M5S senza democrazia, come in altri partiti
La denuncia del grillino Favia è la scoperta dell'acqua calda. E chiediamo: nel Pd anti-Renzi c'è democrazia? - chi è Casaleggio - l'intervista a Favia -
No, davvero. Questa roba del giornalismo fatto col microfono nascosto, con la trappola del caffè, con la telecamere che continuano a riprendere all’insaputa dell’intervistato nei momenti in cui si apre una parentesi e si confidano cose che non si vogliono dichiarare in video, a me non piace. Sì, certo, è una “bomba”, uno “scoop” di Piazzapulita (su La7), l’accusa di un consigliere regionale del Movimento 5 Stelle, questo gruppo semi-virtuale ma con volti e voti veri, modernamente talebano, invasato degli eccessi di un comico fiancheggiato e forse diretto da un guru della comunicazione online. Una storia fantapolitica, alla Orwell, non una proposta di governo per l’Italia in una delle fasi più delicate della sua storia.

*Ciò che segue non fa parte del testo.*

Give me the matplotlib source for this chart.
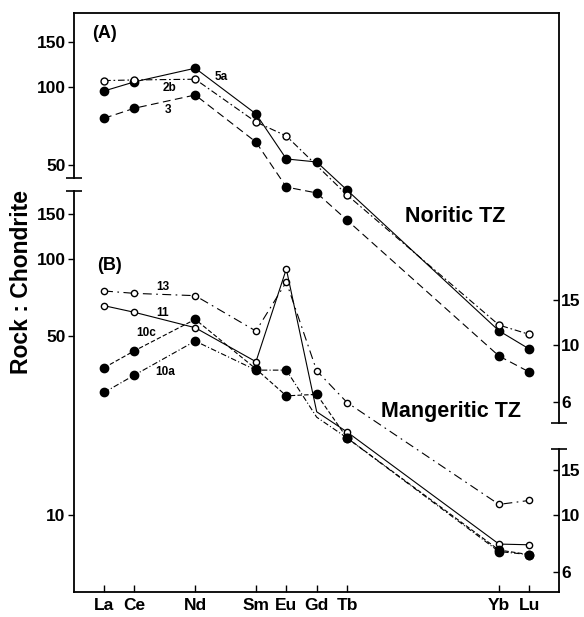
import matplotlib
matplotlib.use('Agg')
import matplotlib.pyplot as plt
from matplotlib.ticker import FixedLocator, FixedFormatter, NullLocator

plt.rcParams['font.family'] = ['Liberation Sans', 'DejaVu Sans']
plt.rcParams['font.weight'] = 'bold'

# REE on x axis, placed by atomic number
elements = ['La', 'Ce', 'Nd', 'Sm', 'Eu', 'Gd', 'Tb', 'Yb', 'Lu']
z = [57, 58, 60, 62, 63, 64, 65, 70, 71]

# (A) Noritic TZ
a_5a = [96.7, 104.9, 118.5, 78.8, 52.7, 51.3, 39.9, 11.36, 9.65]
a_2b = [106.1, 106.7, 107.4, 73.3, 64.7, None, 38.2, 11.96, 11.0]
a_3 = [75.8, 82.9, 93.3, 61.3, 41.0, 38.9, 30.5, 9.07, 7.86]

# (B) Mangeritic TZ
b_13 = [75.0, 73.4, 71.9, 52.3, 81.3, 36.6, 27.5, 11.0, 11.4]
b_11 = [65.7, 61.9, 53.9, 39.7, 91.4, 25.3, 21.1, 7.7, 7.65]
b_10c = [37.6, 43.8, 58.1, 37.2, 29.2, 29.6, 20.0, 7.3, 7.0]
b_10a = [30.1, 35.2, 47.8, 36.8, 36.8, 24.1, 20.0, 7.2, 7.0]

left_ticks_a = [50, 100, 150]
left_ticks_b = [10, 50, 100, 150]
right_ticks = [6, 10, 15]

xlim = (56.01, 71.96)
ylim_a = (5.0, 194)
ylim_b = (4.99, 184.3)


def serie(ax, vals, filled, dashes, ms, no_marker=()):
    xs, ys, marks = [], [], []
    for el, zi, v in zip(elements, z, vals):
        if v is None:
            continue
        if el not in no_marker:
            marks.append(len(xs))
        xs.append(zi)
        ys.append(v)
    ln, = ax.plot(xs, ys, color='k', lw=0.8, marker='o', ms=ms,
                  markevery=marks, mfc='k' if filled else 'white',
                  mec='k', mew=1.0)
    if dashes:
        ln.set_dashes(dashes)


def cap(ax, x, y):
    ax.plot([x], [y], marker='_', ms=11, mew=1.2, color='k',
            transform=ax.get_yaxis_transform(), clip_on=False)


fig = plt.figure(figsize=(5.84, 6.17), dpi=100)
L = 74 / 584
W = (558.5 - 74) / 584
axA = fig.add_axes([L, 1 - 422.7 / 617, W, (422.7 - 13) / 617])
axB = fig.add_axes([L, 1 - 592.3 / 617, W, (592.3 - 191) / 617])

for ax, lim in ((axA, ylim_a), (axB, ylim_b)):
    ax.patch.set_visible(False)
    ax.set_yscale('log')
    ax.set_xlim(*xlim)
    ax.set_ylim(*lim)
    ax.yaxis.set_minor_locator(NullLocator())
    ax.tick_params(axis='y', which='major', direction='out', length=4,
                   width=1, pad=2, labelsize=12.5)
    for s in ax.spines.values():
        s.set_linewidth(1.3)

# panel A
serie(axA, a_5a, True, None, 6)
serie(axA, a_2b, False, (6, 2.5, 1.5, 2.5), 5)
serie(axA, a_3, True, (7, 4), 6)

axA.yaxis.set_major_locator(FixedLocator(left_ticks_a))
axA.yaxis.set_major_formatter(FixedFormatter([str(t) for t in left_ticks_a]))
axA.set_xticks([])
axA.spines['bottom'].set_visible(False)
axA.spines['right'].set_visible(False)
axA.spines['left'].set_bounds(44.5, ylim_a[1])
cap(axA, 0, 44.5)

axA2 = axA.twinx()
axA2.set_yscale('log')
axA2.set_ylim(*ylim_a)
axA2.yaxis.set_minor_locator(NullLocator())
axA2.yaxis.set_major_locator(FixedLocator(right_ticks))
axA2.yaxis.set_major_formatter(FixedFormatter([str(t) for t in right_ticks]))
axA2.tick_params(axis='y', direction='in', length=4, width=1, pad=2,
                 labelsize=12.5)
for k in ('left', 'top', 'bottom'):
    axA2.spines[k].set_visible(False)
axA2.spines['right'].set_linewidth(1.3)
cap(axA2, 1, ylim_a[0])

axA.text(57.0, 162, '(A)', fontsize=13, ha='center', va='center')
axA.text(60.87, 109.3, '5a', fontsize=8.5, ha='center', va='center')
axA.text(59.14, 99.1, '2b', fontsize=8.5, ha='center', va='center')
axA.text(59.10, 81.6, '3', fontsize=8.5, ha='center', va='center')
axA.text(68.55, 31.4, 'Noritic TZ', fontsize=15.5, ha='center', va='center')

# panel B
serie(axB, b_13, False, (8, 4, 1.5, 4), 4.5)
serie(axB, b_11, False, None, 4.5, no_marker=('Gd',))
serie(axB, b_10c, True, (4, 2), 6)
serie(axB, b_10a, True, (5, 2, 1, 2), 6, no_marker=('Gd',))

axB.yaxis.set_major_locator(FixedLocator(left_ticks_b))
axB.yaxis.set_major_formatter(FixedFormatter([str(t) for t in left_ticks_b]))
axB.set_xticks(z)
axB.set_xticklabels(elements)
axB.tick_params(axis='x', direction='in', length=5, width=1, pad=4,
                labelsize=12.5)
axB.spines['top'].set_visible(False)
axB.spines['right'].set_visible(False)
cap(axB, 0, ylim_b[1])

axB2 = axB.twinx()
axB2.set_yscale('log')
axB2.set_ylim(*ylim_b)
axB2.yaxis.set_minor_locator(NullLocator())
axB2.yaxis.set_major_locator(FixedLocator(right_ticks))
axB2.yaxis.set_major_formatter(FixedFormatter([str(t) for t in right_ticks]))
axB2.tick_params(axis='y', direction='in', length=4, width=1, pad=2,
                 labelsize=12.5)
for k in ('left', 'top', 'bottom'):
    axB2.spines[k].set_visible(False)
axB2.spines['right'].set_linewidth(1.3)
axB2.spines['right'].set_bounds(ylim_b[0], 18.06)
cap(axB2, 1, 18.06)

axB.text(57.19, 94.7, '(B)', fontsize=13, ha='center', va='center')
axB.text(58.94, 77.9, '13', fontsize=8.5, ha='center', va='center')
axB.text(58.94, 61.4, '11', fontsize=8.5, ha='center', va='center')
axB.text(58.40, 51.3, '10c', fontsize=8.5, ha='center', va='center')
axB.text(59.0, 36.3, '10a', fontsize=8.5, ha='center', va='center')
axB.text(68.42, 25.3, 'Mangeritic TZ', fontsize=15.5, ha='center',
         va='center')

fig.text(22 / 584, 1 - 282 / 617, 'Rock : Chondrite', rotation=90,
         fontsize=16.5, ha='center', va='center')

fig.savefig('out.png', dpi=100)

Ma in fondo cosa dice il giovane e ingenuo consigliere emiliano del M5S Giovanni Favia? Che non c’è democrazia interna perché a comandare è il duopolio Beppe Grillo-Gianroberto Casaleggio. Casaleggio, in particolare, “prende per il culo tutti perché da noi la democrazia non esiste. Grillo è un istintivo, lo conosco bene, non sarebbe mai stato in grado di pianificare una cosa del genere (il M5S). I politici, Bersani, non lo capiscono. Non hanno capito che c’è una mente freddissima molto acculturata, molto intelligente dietro, che di organizzazione, di dinamiche umane, di politica se ne intende…”. E ancora: “Casaleggio è spietato, è vendicativo. Adesso vediamo chi manda in Parlamento, perché io non ci credo alle votazioni on line, lui manda chi vuole”. Abbiamo scoperto l’acqua calda.
Nessuno poteva credere sul serio (neanche Bersani, checché ne chiacchieri Favia) che un movimento così rigidamente strutturato e costruito, che applica le più avanzate tecniche di comunicazione in Rete e sui social network, potesse davvero scaturire solo dall’improvvisazione di un comico. Favia, tramite Enrico Mentana che da Piazzapulita gli ha subito telefonato, ha fatto sapere d’aver detto quelle cose perché aveva appena litigato con Casaleggio, e che ormai la sua carriera politica è finita e lui è un uomo distrutto.
Ma importa a qualcuno, se non a qualche grillino credulone, che dentro il movimento di Grillo non vi sia democrazia, dibattito vero? C’è democrazia negli altri partiti? Guardiamo a quanto sta avvenendo in questi giorni nel Partito democratico.
Matteo Renzi, il sindaco di Firenze che ha osato sfidare l’intera nomenklatura del PD e appare oggi come l’unico potenziale anti-Grillo, deve fronteggiare la levata di scudi e gli attacchi dei vecchi (in testa D’Alema e Bersani) e dei loro giovani portaborse. Nella stanza dei bottoni, lui che rappresenta un fetta crescente di PD, non entra neppure. E in quali partiti, oggi, si può dire che vi sia “democrazia interna”?
Non è il dibattito dentro i partiti, ma il voto, l’unico possibile catalizzatore di nuovi rapporti di forza tra correnti e gruppi dirigenti. Una parte di italiani non smetterà di avere simpatia per Grillo perché Casaleggio è strapotente nel M5S o perché non c’è trasparenza nella scelta dei candidati. Gli italiani hanno simpatia per il comico proprio per la sua violenza verbale, per i suoi eccessi, per le sue reazioni viscerali e gli atteggiamenti talebani e perché no per il polso duro nella gestione insieme a Casaleggio (per inciso, quanti sanno che faccia ha?) di un movimento che si propone di fare piazza pulita (appunto) del sistema, dei “corrotti”, dei vecchi partiti.
Grillo non si sconfigge svelando i meccanismi poco democratici della sua conduzione “di partito”, ma dando spazio alla crescita di proposte nuove nel panorama dell’offerta politica. Vincerà le elezioni chi saprà trasmettere agli italiani un’idea di pulizia e rinnovamento (speriamo anche di serietà).
Insomma, la democrazia interna è un optional. Un po’ come la deontologia nel giornalismo di oggi.